Hafta sonu iki festival çakıştı; Alaçatı Ot Festivali ve Adana Portakal Çiçeği Festivali.
Ot festivalinin faydası tabii ki öncelikle Alaçatı’ya.
Yıllar önce içine adım atmayacağınız binalar bu festival sayesinde
şahane otellere dönüştü.
Yerel halk kalkındı.
Gidene “Neden gidiyoruz?” dedirten bu festival iç turizme yaradı
yani.
Şimdi bu festivale kim kötü diyebilir ki?

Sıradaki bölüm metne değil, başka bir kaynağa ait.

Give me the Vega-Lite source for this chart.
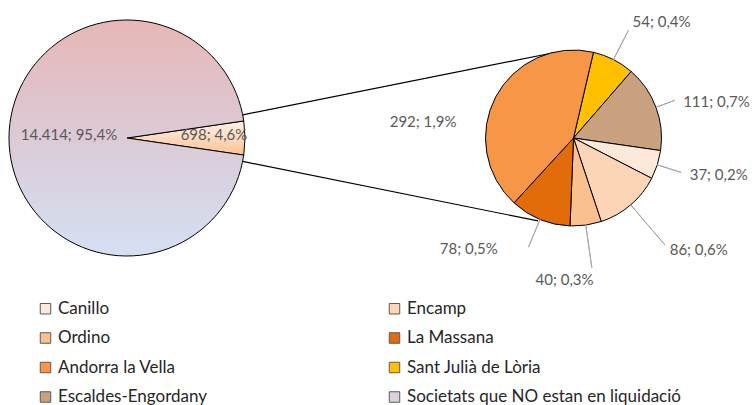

Adana Portakal Çiçeği Festivali’ne gelince.
Alaçatı Ot Festivali’ne oranla daha renkli geçmiş görünüyor.
Nisanda Adana güzel oluyormuş.
Bando eşliğinde şarkılar söyleyerek şehri adımlayan insanlar, tam
anlamıyla karnaval havası yarattı.
Kostümlü kortej açılışına da bayıldım.
Çok samimi geldi.
Ot ya da portakal fark etmiyor aslında, festival denen şey
yapıldığı yere, insana iyi geliyor. Öldürüyor mu kurtarıyor
mu Hayatı, olayları nasıl algıladığımız tamamen bakış
açısı ile alakalı.
Aslıhan Doğan’ın Arda Turan’ın ayağına buz uygulamasını ayak yıkama
olarak algılayan ve anında söylenmeye başlayanlar, doğru resmi
ancak bakış açısını değiştirdiklerinde görebildiler.
Aslıhan ayak yıkamıyordu, futbolcu eşinin ayağına buz
uyguluyordu.
Bu durum aklıma son günlerde sosyal medyada paylaşılan benzer bir
fotoğrafı getirdi.
Zoom yapılan fotoğrafta bir köpeğin bir koyunu boğazından kaptığı
ve öldürmeye çalıştığı görülüyor.
Fotoğrafa geniş açıyla bakıldığında ise gerçek ortaya şöyle
çıkıyor:
Evet köpek koyunu boğazından tutmuş ama düştüğü nehirden kurtarmak,
karaya doğru çekmek için. Aynı olayı farklı bakış açısıyla tam
tersi şekilde algılayabiliyor insan.
İlk bakışa, tek bakışa, sabit fikre inanmamak lazım yani.